▶ Required task
Reproduce every line in the listing that contains the word "this".

▶ Given data
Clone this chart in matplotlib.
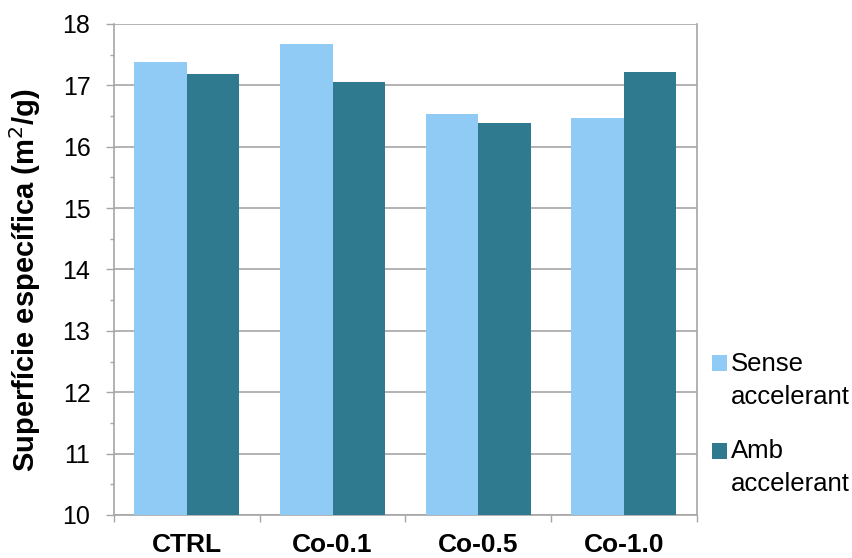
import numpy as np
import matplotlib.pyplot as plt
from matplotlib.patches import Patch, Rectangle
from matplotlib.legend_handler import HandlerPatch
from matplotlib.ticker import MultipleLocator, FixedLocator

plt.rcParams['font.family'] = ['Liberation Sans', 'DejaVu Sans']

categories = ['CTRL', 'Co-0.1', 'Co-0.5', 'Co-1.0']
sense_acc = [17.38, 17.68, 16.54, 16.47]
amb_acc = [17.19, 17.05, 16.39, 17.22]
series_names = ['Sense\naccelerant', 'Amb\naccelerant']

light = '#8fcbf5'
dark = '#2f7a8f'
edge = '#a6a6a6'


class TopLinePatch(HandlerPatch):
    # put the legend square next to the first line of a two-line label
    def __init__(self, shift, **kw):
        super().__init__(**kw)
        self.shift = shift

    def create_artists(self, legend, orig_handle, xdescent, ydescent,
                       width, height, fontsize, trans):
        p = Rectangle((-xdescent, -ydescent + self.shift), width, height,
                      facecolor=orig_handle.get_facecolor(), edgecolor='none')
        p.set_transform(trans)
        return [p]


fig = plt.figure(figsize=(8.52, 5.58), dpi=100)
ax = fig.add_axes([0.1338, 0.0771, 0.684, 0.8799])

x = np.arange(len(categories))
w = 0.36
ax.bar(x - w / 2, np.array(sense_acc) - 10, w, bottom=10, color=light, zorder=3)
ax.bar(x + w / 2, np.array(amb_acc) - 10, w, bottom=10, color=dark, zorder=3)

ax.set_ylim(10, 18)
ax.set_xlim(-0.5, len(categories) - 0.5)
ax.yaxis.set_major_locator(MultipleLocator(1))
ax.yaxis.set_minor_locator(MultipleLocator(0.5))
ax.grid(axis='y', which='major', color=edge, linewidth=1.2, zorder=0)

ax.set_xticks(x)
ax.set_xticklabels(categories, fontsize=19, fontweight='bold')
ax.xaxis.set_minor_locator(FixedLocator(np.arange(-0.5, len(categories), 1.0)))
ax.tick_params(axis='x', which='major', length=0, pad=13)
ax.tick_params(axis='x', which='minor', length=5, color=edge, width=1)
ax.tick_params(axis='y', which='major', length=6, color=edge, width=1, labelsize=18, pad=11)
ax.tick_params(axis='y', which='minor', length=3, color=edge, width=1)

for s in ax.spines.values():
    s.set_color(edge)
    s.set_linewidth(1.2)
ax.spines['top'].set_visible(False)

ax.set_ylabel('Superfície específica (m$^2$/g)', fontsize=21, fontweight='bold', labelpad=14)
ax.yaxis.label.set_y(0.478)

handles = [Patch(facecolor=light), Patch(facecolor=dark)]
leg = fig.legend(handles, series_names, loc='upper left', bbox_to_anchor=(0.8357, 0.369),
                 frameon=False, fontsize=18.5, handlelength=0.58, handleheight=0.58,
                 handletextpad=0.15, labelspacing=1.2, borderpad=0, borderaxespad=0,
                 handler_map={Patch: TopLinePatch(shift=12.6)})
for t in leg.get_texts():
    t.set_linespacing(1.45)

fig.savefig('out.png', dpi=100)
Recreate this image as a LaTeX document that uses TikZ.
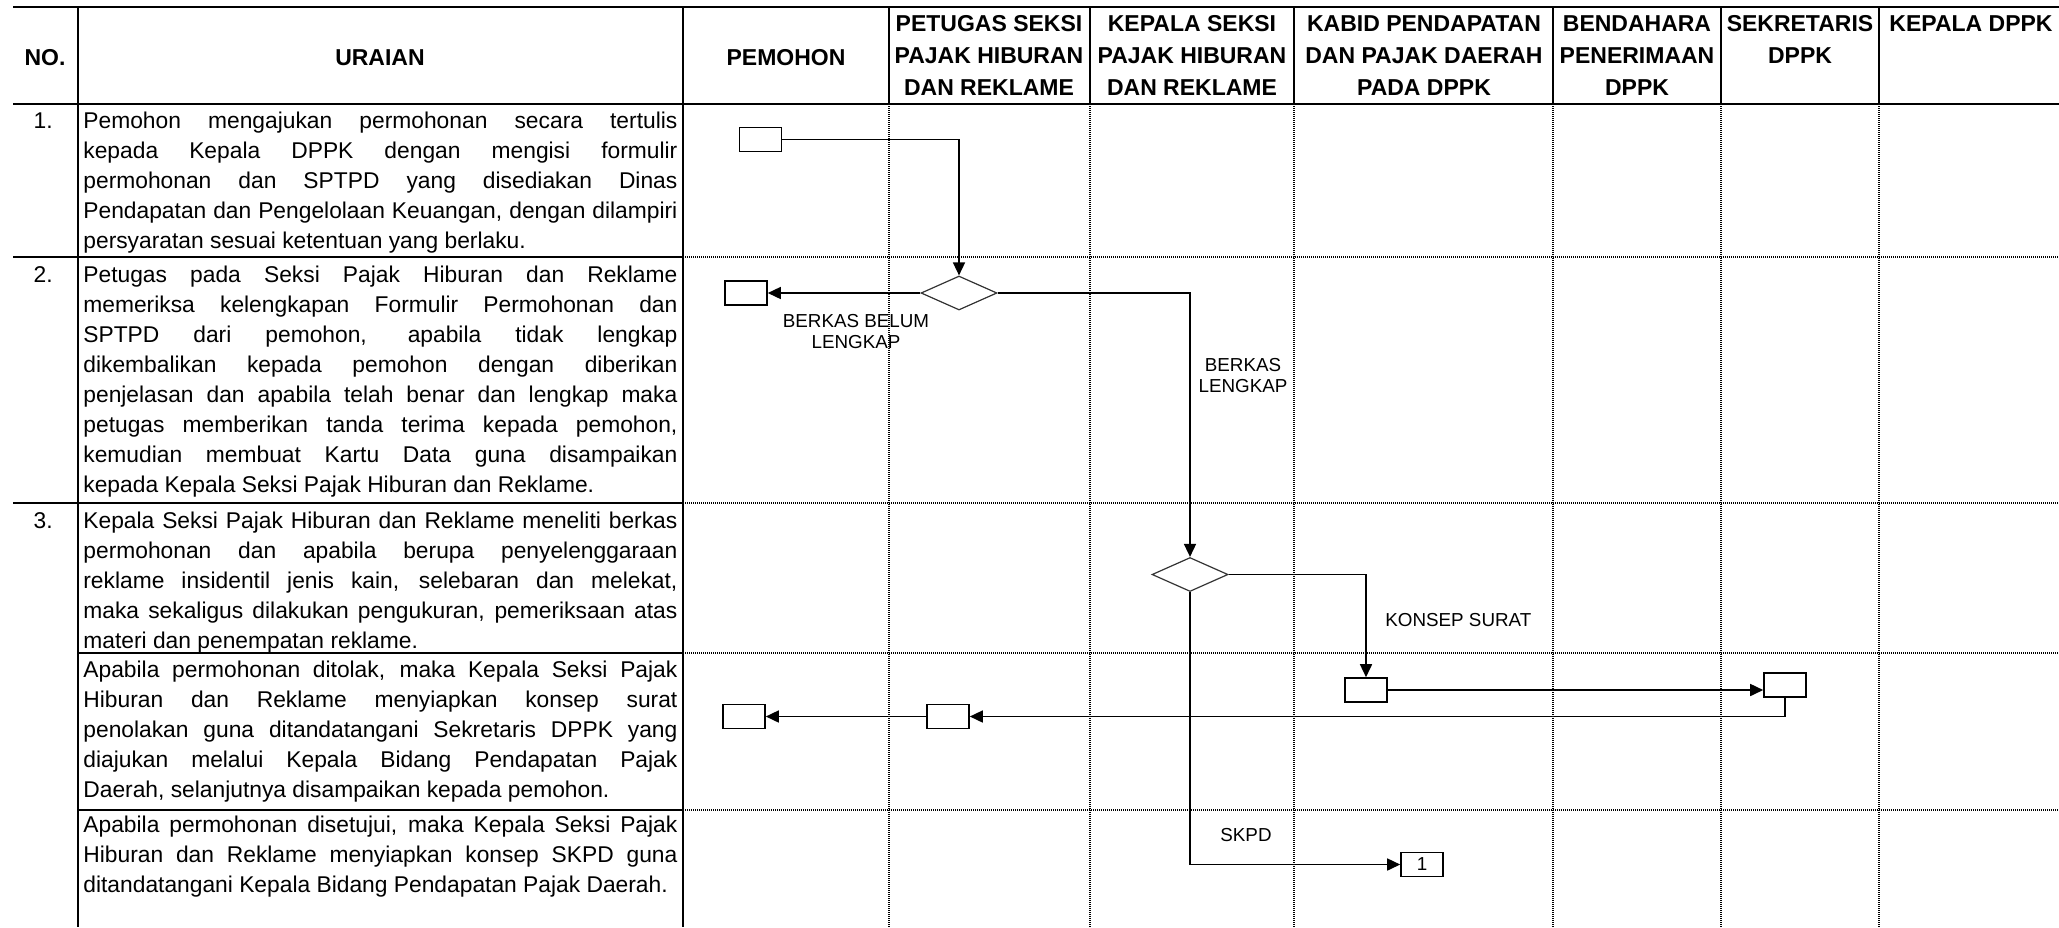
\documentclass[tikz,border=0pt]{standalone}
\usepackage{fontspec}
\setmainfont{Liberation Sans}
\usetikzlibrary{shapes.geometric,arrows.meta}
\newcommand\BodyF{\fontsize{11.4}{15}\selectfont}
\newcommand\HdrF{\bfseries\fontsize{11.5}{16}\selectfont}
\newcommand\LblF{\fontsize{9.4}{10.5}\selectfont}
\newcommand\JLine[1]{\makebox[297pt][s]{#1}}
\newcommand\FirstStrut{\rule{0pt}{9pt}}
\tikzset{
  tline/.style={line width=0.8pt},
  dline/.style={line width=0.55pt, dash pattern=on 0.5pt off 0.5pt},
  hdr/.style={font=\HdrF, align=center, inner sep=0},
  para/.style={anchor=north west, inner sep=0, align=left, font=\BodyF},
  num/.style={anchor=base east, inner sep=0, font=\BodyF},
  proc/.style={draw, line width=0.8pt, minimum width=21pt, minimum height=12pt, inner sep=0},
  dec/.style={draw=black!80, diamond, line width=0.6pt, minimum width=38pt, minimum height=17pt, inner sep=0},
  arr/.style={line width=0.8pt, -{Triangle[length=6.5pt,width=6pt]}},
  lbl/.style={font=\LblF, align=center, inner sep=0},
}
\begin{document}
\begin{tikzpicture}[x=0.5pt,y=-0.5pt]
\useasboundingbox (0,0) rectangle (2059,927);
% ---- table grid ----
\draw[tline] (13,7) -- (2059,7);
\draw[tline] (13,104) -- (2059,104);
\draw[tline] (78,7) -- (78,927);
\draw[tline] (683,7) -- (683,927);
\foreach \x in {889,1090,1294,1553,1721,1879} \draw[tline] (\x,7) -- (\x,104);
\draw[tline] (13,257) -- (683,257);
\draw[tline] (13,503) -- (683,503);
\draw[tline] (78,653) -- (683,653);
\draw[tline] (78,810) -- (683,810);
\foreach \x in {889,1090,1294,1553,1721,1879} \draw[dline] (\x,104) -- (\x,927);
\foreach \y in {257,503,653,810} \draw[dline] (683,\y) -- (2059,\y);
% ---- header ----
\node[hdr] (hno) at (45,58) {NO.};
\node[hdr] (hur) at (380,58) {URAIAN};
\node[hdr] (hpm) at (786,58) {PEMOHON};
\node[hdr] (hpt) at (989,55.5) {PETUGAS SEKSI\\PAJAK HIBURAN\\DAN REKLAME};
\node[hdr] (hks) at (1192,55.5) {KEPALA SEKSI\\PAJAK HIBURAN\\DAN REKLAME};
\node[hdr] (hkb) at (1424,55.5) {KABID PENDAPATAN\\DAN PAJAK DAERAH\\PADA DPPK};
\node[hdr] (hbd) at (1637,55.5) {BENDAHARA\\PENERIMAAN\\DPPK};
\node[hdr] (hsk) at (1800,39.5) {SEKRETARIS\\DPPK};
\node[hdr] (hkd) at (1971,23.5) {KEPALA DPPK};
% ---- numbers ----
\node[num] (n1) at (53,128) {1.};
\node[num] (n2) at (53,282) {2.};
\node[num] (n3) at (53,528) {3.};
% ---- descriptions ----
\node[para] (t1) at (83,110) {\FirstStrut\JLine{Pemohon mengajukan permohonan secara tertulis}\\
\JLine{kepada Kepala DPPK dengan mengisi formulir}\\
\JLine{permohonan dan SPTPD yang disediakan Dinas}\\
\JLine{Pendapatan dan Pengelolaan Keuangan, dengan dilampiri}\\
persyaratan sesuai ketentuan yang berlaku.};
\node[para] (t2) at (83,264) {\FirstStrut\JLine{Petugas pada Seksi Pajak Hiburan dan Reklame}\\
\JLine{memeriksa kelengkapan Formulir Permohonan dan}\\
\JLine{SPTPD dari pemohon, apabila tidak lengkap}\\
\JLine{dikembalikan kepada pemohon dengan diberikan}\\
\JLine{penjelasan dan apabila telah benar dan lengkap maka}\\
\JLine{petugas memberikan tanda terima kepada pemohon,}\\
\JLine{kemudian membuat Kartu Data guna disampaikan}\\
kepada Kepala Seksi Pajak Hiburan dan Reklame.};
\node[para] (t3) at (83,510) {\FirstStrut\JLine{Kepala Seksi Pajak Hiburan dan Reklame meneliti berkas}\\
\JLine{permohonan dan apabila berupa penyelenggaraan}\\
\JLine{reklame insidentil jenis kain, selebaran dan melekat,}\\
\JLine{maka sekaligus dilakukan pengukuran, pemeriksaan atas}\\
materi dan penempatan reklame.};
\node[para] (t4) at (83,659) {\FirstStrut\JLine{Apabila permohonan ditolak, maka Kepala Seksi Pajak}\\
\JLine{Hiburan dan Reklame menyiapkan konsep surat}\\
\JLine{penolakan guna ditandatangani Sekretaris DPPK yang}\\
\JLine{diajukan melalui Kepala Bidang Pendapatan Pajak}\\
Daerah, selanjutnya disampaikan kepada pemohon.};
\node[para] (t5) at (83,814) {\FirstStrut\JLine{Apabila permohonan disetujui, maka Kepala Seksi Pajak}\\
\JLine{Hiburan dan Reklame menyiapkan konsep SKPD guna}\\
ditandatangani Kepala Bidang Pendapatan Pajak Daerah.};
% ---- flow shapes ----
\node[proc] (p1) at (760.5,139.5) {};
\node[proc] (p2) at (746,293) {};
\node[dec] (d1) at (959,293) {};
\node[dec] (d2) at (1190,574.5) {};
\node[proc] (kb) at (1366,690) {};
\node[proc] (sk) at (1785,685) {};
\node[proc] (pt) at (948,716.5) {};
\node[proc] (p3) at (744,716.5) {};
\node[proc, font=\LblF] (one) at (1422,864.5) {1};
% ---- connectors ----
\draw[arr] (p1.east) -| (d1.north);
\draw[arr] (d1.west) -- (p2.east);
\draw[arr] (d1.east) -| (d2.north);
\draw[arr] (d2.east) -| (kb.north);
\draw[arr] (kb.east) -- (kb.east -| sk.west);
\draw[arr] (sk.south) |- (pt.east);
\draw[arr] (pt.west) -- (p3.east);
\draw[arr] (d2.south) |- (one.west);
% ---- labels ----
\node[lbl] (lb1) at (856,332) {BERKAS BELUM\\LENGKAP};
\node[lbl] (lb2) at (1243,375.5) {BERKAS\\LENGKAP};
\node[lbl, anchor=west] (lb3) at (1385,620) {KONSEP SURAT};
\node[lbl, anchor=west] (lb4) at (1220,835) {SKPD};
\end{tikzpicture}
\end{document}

▶ Answer below
Clone this chart in matplotlib.
Recreate this image as a LaTeX document that uses TikZ.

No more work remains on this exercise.